Water way to run a country
Here is a Morning Advertiser health warning. Please take notice: it may prevent you having a heart attack. Any day now, as you walk along the high streets of your town, you may well see this startling poster on billboards or bus stops: "Next time you visit the pub, why not have a pint of water."
This is what the country's leading drinks suppliers are having to spend their meagre earnings on these days to keep the health fanatics happy. The poster, and there is a series of them, all in similar PC vein, is the first offering from Project 10, the industry's newest and most expensively-funded responsible-drinking organisation.
The group, comprising top chief executives, was our trade's response to being summoned to No 10 Downing Street nearly 18 months ago and being told in no uncertain terms that unless something was done to curb alcoholic over-indulgence,
all kinds of terrible and draconian things would be visited on the trade, including bans on drinks advertising and promotions.
It's taken a while to respond, but it looks like Project 10 is finally rolling out, and who knows what other startling messages it will be offering to stick in the craw of licensees.
One has sympathy for the Project 10 team. It's responding as best it can to the Government's big stick. And if it has to produce ludicrous public-health messages urging people to drink water in order to get Government off its back, well that just shows what a state the country's got itself into over the use of alcohol.
But what we can feel dismay over, is the continuing failure to target problem drinking, rather than overall consumption, and deal with the abusers of alcohol, using the state's existing powers. How much more sensible it would be for police to sort out
individual problems, rather than spend millions of pounds of public and private money trying to persuade people not to drink alcohol when they go to the pub.
And this is not simply a case of our trade saying
"Leave the pubs alone, Government - sort out the supermarkets." It can't be with so many dangerous promotions going on in bars and pubs these days ("tossers' Tuesday", for example, when punters get free drinks if the coin lands the right way up - an utter disgrace).

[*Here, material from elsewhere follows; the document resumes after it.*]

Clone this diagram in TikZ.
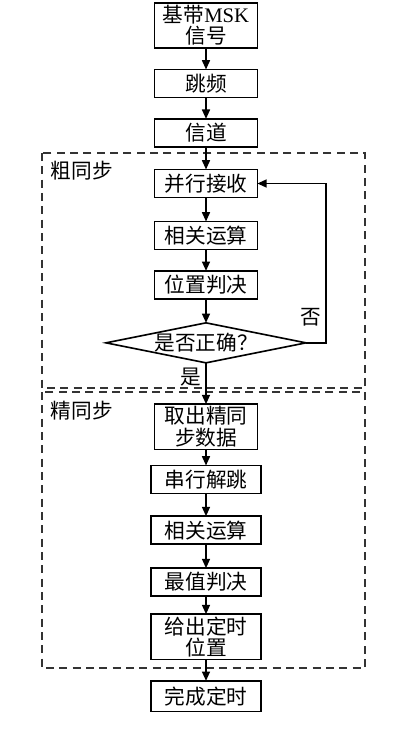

No, it's about active policing on the ground, the kind of policing that would discover where kids holidaying in Newquay are really getting their alcohol from, rather than lazily blaming the town's licensees. However, with even our army not getting the resources it requires in life and death situations because the country's broke, there's fat chance of old-style policing returning. So we'd better expect more posters encouraging us to drink water. But who seriously thinks that's going to make the blindest bit of difference to the young problem drinkers of today?